◆ **Items from a dataset**:
______

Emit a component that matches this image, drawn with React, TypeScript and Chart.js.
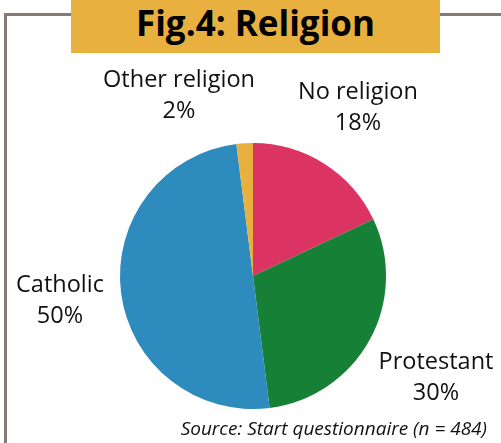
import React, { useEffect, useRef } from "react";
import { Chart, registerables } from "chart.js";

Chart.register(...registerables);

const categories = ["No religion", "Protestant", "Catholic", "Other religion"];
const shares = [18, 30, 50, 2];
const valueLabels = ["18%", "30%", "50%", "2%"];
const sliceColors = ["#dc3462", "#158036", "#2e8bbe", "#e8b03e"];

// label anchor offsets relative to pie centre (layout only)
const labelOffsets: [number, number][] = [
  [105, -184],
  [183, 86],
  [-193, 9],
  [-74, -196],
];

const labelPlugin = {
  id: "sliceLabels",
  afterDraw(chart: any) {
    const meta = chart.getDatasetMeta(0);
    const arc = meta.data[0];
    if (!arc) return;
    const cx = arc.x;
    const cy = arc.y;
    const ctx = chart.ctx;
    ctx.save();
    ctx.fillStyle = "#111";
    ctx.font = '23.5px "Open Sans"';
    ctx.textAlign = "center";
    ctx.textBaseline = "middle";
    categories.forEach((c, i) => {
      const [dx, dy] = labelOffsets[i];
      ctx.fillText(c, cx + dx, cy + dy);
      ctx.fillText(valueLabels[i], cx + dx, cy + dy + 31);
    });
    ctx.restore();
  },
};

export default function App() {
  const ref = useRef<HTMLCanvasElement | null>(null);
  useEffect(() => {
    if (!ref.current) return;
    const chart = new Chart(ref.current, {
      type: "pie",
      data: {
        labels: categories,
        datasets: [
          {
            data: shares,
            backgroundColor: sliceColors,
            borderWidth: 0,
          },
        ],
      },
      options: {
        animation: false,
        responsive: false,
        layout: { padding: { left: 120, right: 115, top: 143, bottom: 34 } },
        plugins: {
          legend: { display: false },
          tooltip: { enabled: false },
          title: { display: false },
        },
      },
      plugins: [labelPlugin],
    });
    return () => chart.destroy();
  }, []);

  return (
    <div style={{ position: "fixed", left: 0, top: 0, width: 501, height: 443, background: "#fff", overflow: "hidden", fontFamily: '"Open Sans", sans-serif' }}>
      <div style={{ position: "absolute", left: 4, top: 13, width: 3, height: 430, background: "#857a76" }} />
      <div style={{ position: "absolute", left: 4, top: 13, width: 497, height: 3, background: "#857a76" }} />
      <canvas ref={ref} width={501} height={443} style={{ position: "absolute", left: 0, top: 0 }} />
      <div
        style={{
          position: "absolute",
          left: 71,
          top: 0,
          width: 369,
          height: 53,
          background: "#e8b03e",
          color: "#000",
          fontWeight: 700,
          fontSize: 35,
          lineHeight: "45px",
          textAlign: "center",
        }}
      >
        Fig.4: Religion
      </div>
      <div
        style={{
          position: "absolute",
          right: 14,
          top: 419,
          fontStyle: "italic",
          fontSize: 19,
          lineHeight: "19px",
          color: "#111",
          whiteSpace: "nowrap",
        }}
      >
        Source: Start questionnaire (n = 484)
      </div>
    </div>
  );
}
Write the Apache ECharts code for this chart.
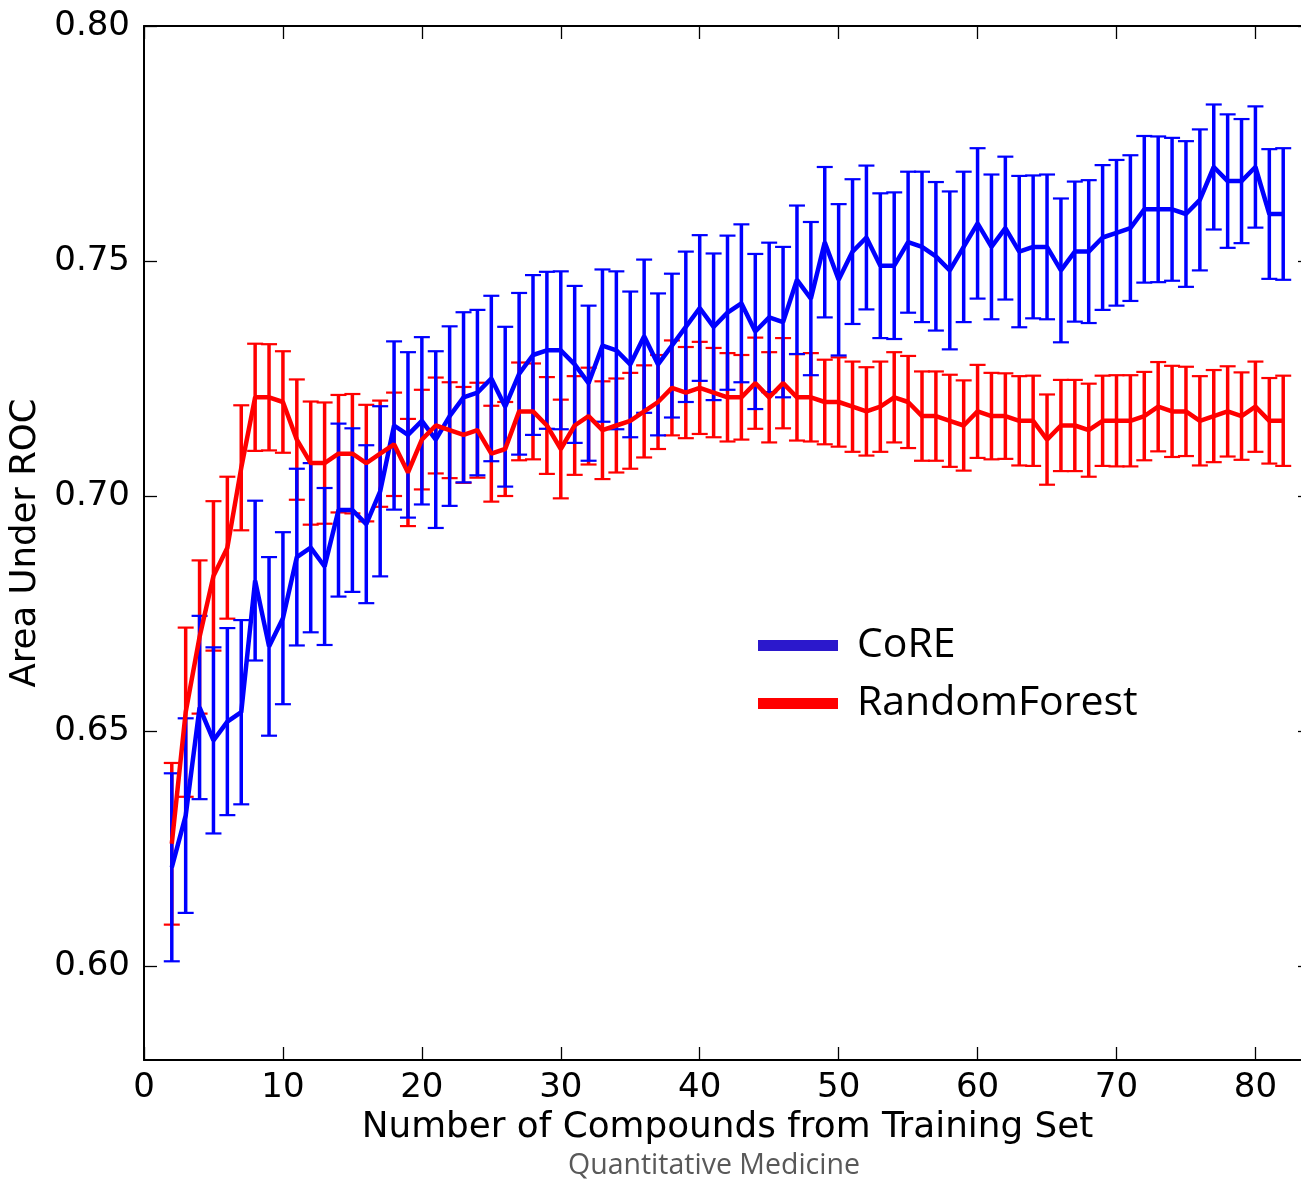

______

◆ **Required task**:
Each record should be quoted exactly, with the images omitted.

◆ **Problem solution**:
Emit a component that matches this image, drawn with React, TypeScript and Chart.js.
import React, { useEffect, useRef } from "react";
import { Chart, registerables } from "chart.js";

Chart.register(...registerables);

const categories = ["No religion", "Protestant", "Catholic", "Other religion"];
const shares = [18, 30, 50, 2];
const valueLabels = ["18%", "30%", "50%", "2%"];
const sliceColors = ["#dc3462", "#158036", "#2e8bbe", "#e8b03e"];

// label anchor offsets relative to pie centre (layout only)
const labelOffsets: [number, number][] = [
  [105, -184],
  [183, 86],
  [-193, 9],
  [-74, -196],
];

const labelPlugin = {
  id: "sliceLabels",
  afterDraw(chart: any) {
    const meta = chart.getDatasetMeta(0);
    const arc = meta.data[0];
    if (!arc) return;
    const cx = arc.x;
    const cy = arc.y;
    const ctx = chart.ctx;
    ctx.save();
    ctx.fillStyle = "#111";
    ctx.font = '23.5px "Open Sans"';
    ctx.textAlign = "center";
    ctx.textBaseline = "middle";
    categories.forEach((c, i) => {
      const [dx, dy] = labelOffsets[i];
      ctx.fillText(c, cx + dx, cy + dy);
      ctx.fillText(valueLabels[i], cx + dx, cy + dy + 31);
    });
    ctx.restore();
  },
};

export default function App() {
  const ref = useRef<HTMLCanvasElement | null>(null);
  useEffect(() => {
    if (!ref.current) return;
    const chart = new Chart(ref.current, {
      type: "pie",
      data: {
        labels: categories,
        datasets: [
          {
            data: shares,
            backgroundColor: sliceColors,
            borderWidth: 0,
          },
        ],
      },
      options: {
        animation: false,
        responsive: false,
        layout: { padding: { left: 120, right: 115, top: 143, bottom: 34 } },
        plugins: {
          legend: { display: false },
          tooltip: { enabled: false },
          title: { display: false },
        },
      },
      plugins: [labelPlugin],
    });
    return () => chart.destroy();
  }, []);

  return (
    <div style={{ position: "fixed", left: 0, top: 0, width: 501, height: 443, background: "#fff", overflow: "hidden", fontFamily: '"Open Sans", sans-serif' }}>
      <div style={{ position: "absolute", left: 4, top: 13, width: 3, height: 430, background: "#857a76" }} />
      <div style={{ position: "absolute", left: 4, top: 13, width: 497, height: 3, background: "#857a76" }} />
      <canvas ref={ref} width={501} height={443} style={{ position: "absolute", left: 0, top: 0 }} />
      <div
        style={{
          position: "absolute",
          left: 71,
          top: 0,
          width: 369,
          height: 53,
          background: "#e8b03e",
          color: "#000",
          fontWeight: 700,
          fontSize: 35,
          lineHeight: "45px",
          textAlign: "center",
        }}
      >
        Fig.4: Religion
      </div>
      <div
        style={{
          position: "absolute",
          right: 14,
          top: 419,
          fontStyle: "italic",
          fontSize: 19,
          lineHeight: "19px",
          color: "#111",
          whiteSpace: "nowrap",
        }}
      >
        Source: Start questionnaire (n = 484)
      </div>
    </div>
  );
}
Write the Apache ECharts code for this chart.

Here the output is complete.